In recapping the September 20 district-wide financing vote for the school, the Minuteman article cast doubt on the sincerity of school officials who had promised there would be no driveway access from Mill Street, because “they have recently backed away from other commitments so residents are uncertain about the future.” Those included a pledge to abide by Lincoln zoning rules (though schools are exempt from many of them) and an expressed interest in a public-private partnership for developing the land under the existing building even though officials eaid earlier that they leaned toward recreational use of the land.
Issue #2 on November 19 reported a successful effort by area residents to relocate a potentially dangerous Lincoln-Sudbury Regional High School bus stop.
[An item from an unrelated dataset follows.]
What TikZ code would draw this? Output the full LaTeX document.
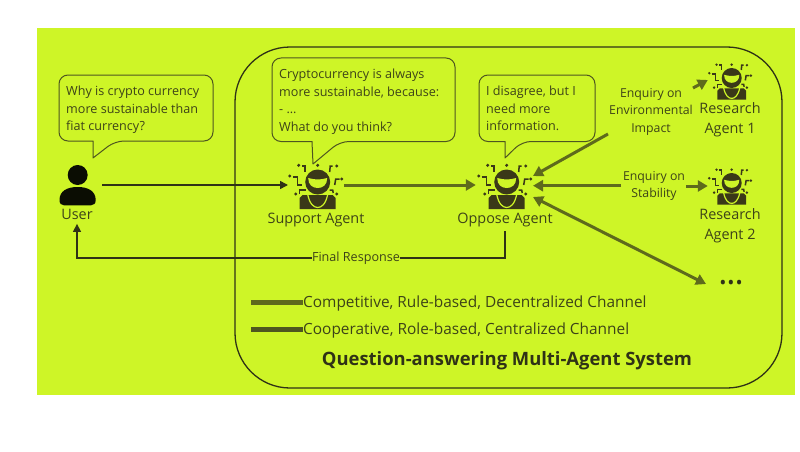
\documentclass[tikz,border=0pt]{standalone}
\usepackage{fontspec}
\setmainfont{Open Sans}
\usetikzlibrary{arrows.meta,calc}
\definecolor{lime}{HTML}{CEF527}
\definecolor{inkdark}{HTML}{2F3216}
\definecolor{olive}{HTML}{5E6A1C}
\definecolor{olivedark}{HTML}{4E5620}
\definecolor{robotink}{HTML}{3A3818}
\definecolor{txt}{HTML}{3D4318}
\tikzset{
  x=1pt,y=-1pt,
  bubble/.style={draw=olivedark,line width=1pt,fill=lime,rounded corners=9pt,line join=round},
  saytext/.style={anchor=north west,align=left,inner sep=0pt,text=txt,font=\fontsize{12.6}{17.5}\selectfont},
  agentname/.style={inner sep=0pt,text=txt,align=center,font=\fontsize{14.4}{20.5}\selectfont},
  enquiry/.style={inner sep=0pt,text=txt,align=center,font=\fontsize{12.3}{17.5}\selectfont},
  legendtext/.style={anchor=west,inner sep=0pt,text=txt,font=\fontsize{15.4}{17}\selectfont},
  slot/.style={inner sep=0pt,minimum width=#1,minimum height=38pt},
  comp/.style={draw=olive,line width=3pt,-{Triangle[length=10pt,width=11pt]}},
  compboth/.style={draw=olive,line width=3pt,{Triangle[length=10pt,width=11pt]}-{Triangle[length=10pt,width=11pt]}},
  thinlink/.style={draw=inkdark,line width=1.5pt},
  robot/.pic={
    \begin{scope}[draw=robotink,line width=1.5pt]
      \fill[robotink] (-15,13) -- (15,13) -- (18,16) -- (18,27) -- (-18,27) -- (-18,16) -- cycle;
      \draw[lime,line width=1.2pt] (-10,12.5) .. controls (-8,22) and (-4,25.5) .. (0,25.5) .. controls (4,25.5) and (8,22) .. (10,12.5);
      \fill[robotink] (0,0) ellipse [x radius=12.5,y radius=12.5];
      \fill[lime] (-9.5,-4) .. controls (-5,-3) and (-3,-2.5) .. (0,-2.5) .. controls (3,-2.5) and (5,-3) .. (9.5,-4) .. controls (9.5,3) and (5,6) .. (0,6) .. controls (-5,6) and (-9.5,3) .. (-9.5,-4) -- cycle;
      \fill[robotink] (0,-16.7) circle (1.7) (-19,-16.7) circle (1.7) (19,-16) circle (1.7)
        (-28,-6) circle (1.7) (24,-3) circle (1.7) (-22,12) circle (1.7) (19,12) circle (1.7);
      \draw (-15.5,-16) -- (-12.5,-16) -- (-12.5,-10);
      \draw (15,-16) -- (12.5,-16) -- (12,-10);
      \draw (-25,-5) -- (-20,-5) -- (-20,3) -- (-16,3);
      \draw (22,-3) -- (18,-3) -- (17,3);
      \draw (-18,12) -- (-18,8) -- (-12,8);
      \draw (12,8) -- (15,8) -- (15.5,11);
    \end{scope}
  }
}
\begin{document}
\begin{tikzpicture}
\useasboundingbox (0,0) rectangle (800,452);
\fill[white] (0,0) rectangle (800,452);
\fill[lime] (37,28) rectangle (795,395);
\draw[inkdark,line width=1.3pt,rounded corners=55pt] (235,47) rectangle (782,388);

% bubbles
\draw[bubble] (93,141) -- (59,141) -- (59,75) -- (213,75) -- (213,141) -- (115,141) [sharp corners] -- (93,158) -- cycle;
\draw[bubble] (312,141.5) -- (272,141.5) -- (272,58) -- (455,58) -- (455,141.5) -- (340,141.5) [sharp corners] -- (313,164) -- cycle;
\draw[bubble] (505,141.5) -- (479,141.5) -- (479,75) -- (595,75) -- (595,141.5) -- (522,141.5) [sharp corners] -- (505,158) -- cycle;
\node[saytext] (q1) at (66,86) {Why is crypto currency\\more sustainable than\\fiat currency?};
\node[saytext] (q2) at (279,69) {Cryptocurrency is always\\more sustainable, because:\\- ...\\What do you think?};
\node[saytext] (q3) at (486,86) {I disagree, but I\\need more\\information.};

% user icon
\fill[black!88!olive] (77.7,175) circle (10);
\fill[black!88!olive] (59.5,200) .. controls (59.5,191) and (67,187) .. (77.7,187) .. controls (88,187) and (95.7,191) .. (95.7,200) .. controls (95.7,203.5) and (94,205.3) .. (91,205.3) -- (64,205.3) .. controls (61,205.3) and (59.5,203.5) .. (59.5,200) -- cycle;

% robots
\pic at (317.7,182) {robot};
\pic at (506.7,182) {robot};
\pic[scale=0.8] at (731.7,78) {robot};
\pic[scale=0.8] at (731.7,183) {robot};

% anchors
\node[slot=4pt] (user) at (100,185) {};
\node[slot=58pt] (support) at (316,185) {};
\node[slot=58pt] (oppose) at (505,185) {};
\node[slot=4pt] (res1) at (710,80) {};
\node[slot=4pt] (res2) at (710,186) {};

% labels
\node[agentname] (userlabel) at (77,214.5) {User};
\node[agentname] (supportlabel) at (316,220) {Support Agent};
\node[agentname] (opposelabel) at (505,220) {Oppose Agent};
\node[agentname] (r1label) at (730,120) {Research\\Agent 1};
\node[agentname] (r2label) at (730,226) {Research\\Agent 2};
\node[enquiry] (enq1) at (651,111.5) {Enquiry on\\Environmental\\Impact};
\node[enquiry] (enq2) at (654,186) {Enquiry on\\Stability};
\node[enquiry,font=\fontsize{12.6}{15}\selectfont] (final) at (356,258) {Final Response};
\node[inner sep=0pt,text=inkdark,font=\fontsize{19}{20}\selectfont] (more) at (731,284.5) {\textbullet\hspace{1pt}\textbullet\hspace{1pt}\textbullet};

% connectors
\draw[thinlink,-{Triangle[length=8pt,width=8pt]}] (user.east) -- (288,185);
\draw[comp] (344,185) -- (oppose.west);
\draw[thinlink] (opposelabel.south) ++(0,4) |- (final.east);
\draw[thinlink,-{Triangle[length=8pt,width=8pt]}] (final.west) -| ($(userlabel.south)+(0,4)$);
\coordinate (e1a) at (608,134);
\coordinate (e1tip) at (533,176);
\coordinate (e1b) at (693,88);
\coordinate (e2tip) at (533,185.7);
\coordinate (e2a) at (621,185.7);
\coordinate (e2b) at (686,186);
\coordinate (e3tip) at (533,197);
\coordinate (e3end) at (706,284);
\draw[comp] (e1a) -- (e1tip);
\draw[comp] (e1b) -- (res1.west);
\draw[comp] (e2a) -- (e2tip);
\draw[comp] (e2b) -- (res2.west);
\draw[compboth] (e3tip) -- (e3end);

% legend
\coordinate (l1a) at (251,302);
\coordinate (l2a) at (251,329);
\node[legendtext] (l1) at (303,303) {Competitive, Rule-based, Decentralized Channel};
\node[legendtext] (l2) at (303,330) {Cooperative, Role-based, Centralized Channel};
\draw[olive,line width=5pt] (l1a) -- (l1a -| l1.west);
\draw[olivedark,line width=5pt] (l2a) -- (l2a -| l2.west);
\node[inner sep=0pt,text=inkdark,font=\fontsize{18.4}{20}\selectfont\bfseries] (title) at (507,361) {Question-answering Multi-Agent System};
\end{tikzpicture}
\end{document}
L-S moved the Brooks Road bus stop from the corner of Smith Hill Road and Brooks Road to Route 2A and Brooks Road at the beginning of this school year, but moved it back after protests from residents and a letter from Lincoln Police Chief Kevin Kennedy.
In the future, Northside News will keep an eye on other ongoing issues, including the Battle Road Scenic Byway, a state-designated section of Route 2A with a Corridor Management Plan that will “assist the four towns and the Minute Man National Historical Park in reaching agreement about how best to preserve the area’s intrinsic resources while expanding economic opportunities, developing a balanced tourism industry, and accommodating future development,” according to the Metropolitan Area Planning Council’s website.
“There’s a lot going on in the area,” Durante said. “Hopefully other people will get involved, and we can share more information and be better informed.”